■ Instructions for the task: Check each line of the material. Copy those containing "with".

■ Material provided:
>> Begin
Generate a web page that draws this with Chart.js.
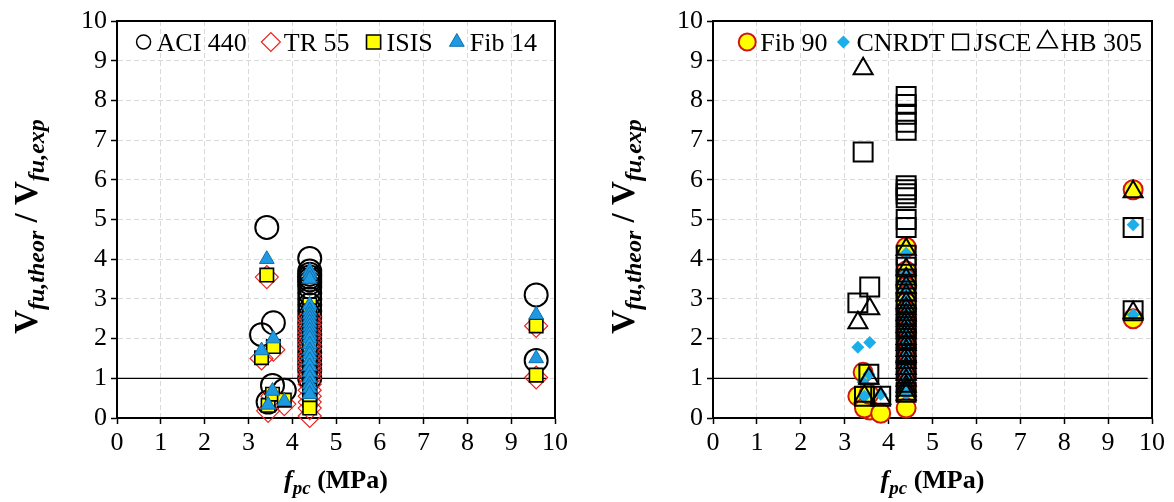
<!DOCTYPE html>
<html>
<head>
<meta charset="utf-8">
<script src="https://cdn.jsdelivr.net/npm/chart.js@4/dist/chart.umd.min.js"></script>
<style>
  body { margin: 0; background: #fff; }
  .wrap { display: flex; width: 1174px; height: 502px; }
  .box { width: 587px; height: 502px; }
</style>
</head>
<body>
<div class="wrap">
  <div class="box"><canvas id="leftChart" width="587" height="502"></canvas></div>
  <div class="box"><canvas id="rightChart" width="587" height="502"></canvas></div>
</div>
<script>
// f'pc of every specimen (MPa)
const fpc = [3.42, 3.30, 3.57, 3.45, 3.55, 3.82,
  4.4, 4.4, 4.4, 4.4, 4.4, 4.4, 4.4, 4.4, 4.4, 4.4, 4.4,
  4.4, 4.4, 4.4, 4.4, 4.4, 4.4, 4.4, 4.4, 4.4, 4.4, 4.4,
  9.57, 9.57];

// Vfu,theor / Vfu,exp per model, same specimen order as fpc
const aci440 = [4.8, 2.1, 2.4, 0.4, 0.82, 0.7,
  4.02, 3.7, 3.62, 3.55, 3.48, 3.4, 3.3, 3.15, 3.0, 2.85, 2.7,
  2.55, 2.4, 2.25, 2.1, 1.95, 1.8, 1.65, 1.5, 1.35, 1.2, 1.0,
  3.1, 1.45];
const tr55 = [3.55, 1.5, 1.72, 0.18, 0.55, 0.35,
  2.55, 2.45, 2.35, 2.25, 2.15, 2.05, 1.95, 1.85, 1.75, 1.6, 1.5,
  1.4, 1.3, 1.2, 1.1, 1.0, 0.85, 0.7, 0.55, 0.4, 0.25, 0.05,
  2.32, 1.02];
const isis = [3.6, 1.52, 1.8, 0.32, 0.6, 0.45,
  2.85, 2.7, 2.6, 2.5, 2.4, 2.3, 2.2, 2.1, 2.0, 1.9, 1.75,
  1.6, 1.5, 1.4, 1.25, 1.15, 1.0, 0.85, 0.7, 0.55, 0.45, 0.25,
  2.32, 1.08];
const fib14 = [4.0, 1.7, 2.0, 0.33, 0.68, 0.42,
  3.7, 3.6, 3.5, 2.85, 2.7, 2.6, 2.5, 2.4, 2.3, 2.2, 2.1,
  2.0, 1.85, 1.7, 1.6, 1.45, 1.3, 1.15, 1.0, 0.85, 0.75, 0.6,
  2.6, 1.5];
const fib90 = [1.15, 0.55, 0.2, 0.25, 0.6, 0.12,
  4.3, 3.7, 3.5, 3.3, 3.1, 2.9, 2.7, 2.5, 2.35, 2.2, 2.05,
  1.9, 1.75, 1.6, 1.45, 1.3, 1.15, 1.0, 0.85, 0.7, 0.55, 0.25,
  5.75, 2.5];
const cnrdt = [0.9, 1.78, 1.9, 0.55, 1.1, 0.6,
  4.15, 3.65, 3.4, 3.2, 3.0, 2.8, 2.6, 2.45, 2.3, 2.15, 2.0,
  1.85, 1.7, 1.55, 1.4, 1.25, 1.1, 0.95, 0.8, 0.7, 0.65, 0.6,
  4.87, 2.6];
const jsce = [6.7, 2.9, 3.3, 0.55, 1.1, 0.55,
  8.1, 7.9, 7.65, 7.45, 7.25, 5.85, 5.75, 5.65, 5.55, 5.0, 4.8,
  4.1, 3.8, 3.5, 3.2, 2.9, 2.6, 2.3, 2.0, 1.6, 1.2, 0.65,
  4.8, 2.7];
const hb305 = [8.8, 2.4, 2.75, 0.55, 1.0, 0.5,
  4.25, 3.75, 3.5, 3.3, 3.1, 2.9, 2.75, 2.6, 2.45, 2.3, 2.15,
  2.0, 1.85, 1.7, 1.55, 1.4, 1.25, 1.1, 0.95, 0.8, 0.7, 0.6,
  5.7, 2.65];

const axisTicks = [0, 1, 2, 3, 4, 5, 6, 7, 8, 9, 10];
const unityX = [0, 9.8];
const unityY = [1, 1];

const SERIF = "'Liberation Serif', 'Times New Roman', serif";
const YELLOW = '#ffff00';
const BLUE = '#1f9ae0';

const pts = ys => ys.map((y, i) => ({ x: fpc[i], y }));

function unityLine(xEnd) {
  return {
    type: 'line',
    data: unityX.map((x, i) => ({ x: i ? xEnd : x, y: unityY[i] })),
    showLine: true, pointRadius: 0, borderColor: '#000', borderWidth: 1.2,
    order: 10, clip: false
  };
}

// draws a point marker with the library's own shape helper
function marker(ctx, m, x, y) {
  ctx.save();
  ctx.fillStyle = m.fill;
  ctx.strokeStyle = m.stroke;
  ctx.lineWidth = m.lw;
  Chart.helpers.drawPoint(ctx, { pointStyle: m.style, radius: m.r, borderWidth: m.lw, rotation: 0 }, x, y);
  ctx.restore();
}

// text made of runs with their own font and baseline shift (subscripts)
function richText(ctx, runs, cx, cy, angle) {
  ctx.save();
  ctx.translate(cx, cy);
  ctx.rotate(angle);
  ctx.fillStyle = '#000';
  ctx.textBaseline = 'alphabetic';
  let total = 0;
  runs.forEach(r => { ctx.font = r.font; r.w = ctx.measureText(r.t).width; total += r.w; });
  let x = -total / 2;
  runs.forEach(r => { ctx.font = r.font; ctx.fillText(r.t, x, r.dy || 0); x += r.w; });
  ctx.restore();
}

const yTitle = [
  { t: 'V', font: 'bold 33px ' + SERIF },
  { t: 'fu,theor', font: 'bold italic 24px ' + SERIF, dy: 7 },
  { t: ' / ', font: 'bold 33px ' + SERIF },
  { t: 'V', font: 'bold 33px ' + SERIF },
  { t: 'fu,exp', font: 'bold italic 24px ' + SERIF, dy: 7 }
];
const xTitle = [
  { t: 'f', font: 'bold italic 26px ' + SERIF },
  { t: 'pc', font: 'bold italic 19px ' + SERIF, dy: 6 },
  { t: ' (MPa)', font: 'bold 26px ' + SERIF }
];

const framePlugin = {
  id: 'frame',
  beforeDatasetsDraw(chart) {
    const { ctx, chartArea: a } = chart;
    ctx.save();
    ctx.strokeStyle = '#000';
    ctx.lineWidth = 2;
    ctx.strokeRect(a.left, a.top, a.right - a.left, a.bottom - a.top);
    ctx.restore();
  },
  afterDraw(chart, args, opts) {
    const { ctx, chartArea: a } = chart;
    // axis titles
    richText(ctx, yTitle, opts.yTitleX, (a.top + a.bottom) / 2 + 7, -Math.PI / 2);
    richText(ctx, xTitle, (a.left + a.right) / 2, 488, 0);
    // legend inside the plot, right aligned
    ctx.save();
    ctx.font = '26px ' + SERIF;
    ctx.fillStyle = '#000';
    ctx.textBaseline = 'alphabetic';
    const items = opts.legend;
    const widths = items.map(it => ctx.measureText(it.label).width);
    let width = 0;
    items.forEach((it, i) => { width += opts.toText + widths[i] + (i ? opts.gap : 0); });
    let x = a.right - opts.endPad - width;
    const y = a.top + 21;
    items.forEach((it, i) => {
      if (i) x += opts.gap;
      marker(ctx, it, x, y);
      ctx.fillText(it.label, x + opts.toText, y + 9);
      x += opts.toText + widths[i];
    });
    ctx.restore();
  }
};

function axis(width, height) {
  return {
    type: 'linear', min: 0, max: 10,
    afterBuildTicks: s => { s.ticks = axisTicks.map(v => ({ value: v })); },
    afterFit: s => { if (width) s.width = width; if (height) s.height = height; },
    ticks: { color: '#000', font: { family: SERIF, size: 26 }, padding: width ? 4 : 4 },
    grid: { color: '#d9d9d9', lineWidth: 1, tickLength: 6, tickColor: '#000', tickWidth: 1.5, tickBorderDash: [] },
    border: { display: true, color: '#000', width: 2, dash: [5, 3] }
  };
}

function makeChart(id, datasets, frame, yWidth, rightPad, lineEnd) {
  datasets.forEach(d => { d.clip = false; d.pointHoverRadius = d.pointRadius; });
  return new Chart(document.getElementById(id), {
    type: 'scatter',
    data: { datasets: [unityLine(lineEnd)].concat(datasets) },
    options: {
      responsive: false,
      animation: false,
      layout: { padding: { top: 21, right: rightPad, bottom: 0, left: 0 } },
      plugins: { legend: { display: false }, tooltip: { enabled: false }, frame },
      scales: { x: axis(0, 84), y: axis(yWidth, 0) }
    },
    plugins: [framePlugin]
  });
}

// left panel: ACI 440, TR 55, ISIS, Fib 14
makeChart('leftChart', [
  { label: 'ACI 440', data: pts(aci440), pointStyle: 'circle', pointRadius: 11.5,
    backgroundColor: 'rgba(0,0,0,0)', borderColor: '#000', borderWidth: 2, order: 4 },
  { label: 'TR 55', data: pts(tr55), pointStyle: 'rectRot', pointRadius: 11.5,
    backgroundColor: 'rgba(0,0,0,0)', borderColor: '#e8251f', borderWidth: 1.2, order: 3 },
  { label: 'ISIS', data: pts(isis), pointStyle: 'rect', pointRadius: 9.5,
    backgroundColor: YELLOW, borderColor: '#000', borderWidth: 1.6, order: 2 },
  { label: 'Fib 14', data: pts(fib14), pointStyle: 'triangle', pointRadius: 8.5,
    backgroundColor: BLUE, borderColor: '#0d6fb0', borderWidth: 1, order: 1 }
], {
  yTitleX: 37, endPad: 18, toText: 13, gap: 24,
  legend: [
    { label: 'ACI 440', style: 'circle', r: 7, fill: 'rgba(0,0,0,0)', stroke: '#000', lw: 1.5 },
    { label: 'TR 55', style: 'rectRot', r: 9.5, fill: 'rgba(0,0,0,0)', stroke: '#e8251f', lw: 1.2 },
    { label: 'ISIS', style: 'rect', r: 10, fill: YELLOW, stroke: '#000', lw: 1.6 },
    { label: 'Fib 14', style: 'triangle', r: 8.5, fill: BLUE, stroke: '#0d6fb0', lw: 1 }
  ]
}, 117, 32, 9.8);

// right panel: Fib 90, CNRDT, JSCE, HB 305
makeChart('rightChart', [
  { label: 'Fib 90', data: pts(fib90), pointStyle: 'circle', pointRadius: 9.5,
    backgroundColor: YELLOW, borderColor: '#d41414', borderWidth: 2, order: 4 },
  { label: 'CNRDT', data: pts(cnrdt), pointStyle: 'rectRot', pointRadius: 6.5,
    backgroundColor: '#1aafea', borderColor: '#1aafea', borderWidth: 0, order: 3 },
  { label: 'JSCE', data: pts(jsce), pointStyle: 'rect', pointRadius: 13.4,
    backgroundColor: 'rgba(0,0,0,0)', borderColor: '#000', borderWidth: 2, order: 2 },
  { label: 'HB 305', data: pts(hb305), pointStyle: 'triangle', pointRadius: 11,
    backgroundColor: 'rgba(0,0,0,0)', borderColor: '#000', borderWidth: 2, order: 1 }
], {
  yTitleX: 47, endPad: 10, toText: 13, gap: 16,
  legend: [
    { label: 'Fib 90', style: 'circle', r: 8.5, fill: YELLOW, stroke: '#d41414', lw: 2 },
    { label: 'CNRDT', style: 'rectRot', r: 6.5, fill: '#1aafea', stroke: '#1aafea', lw: 0 },
    { label: 'JSCE', style: 'rect', r: 11, fill: 'rgba(0,0,0,0)', stroke: '#000', lw: 1.6 },
    { label: 'HB 305', style: 'triangle', r: 11.5, fill: 'rgba(0,0,0,0)', stroke: '#000', lw: 1.6 }
  ]
}, 126, 22, 9.9);
</script>
</body>
</html>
>> End
■ Output:
Generate a web page that draws this with Chart.js.
// draws a point marker with the library's own shape helper
// text made of runs with their own font and baseline shift (subscripts)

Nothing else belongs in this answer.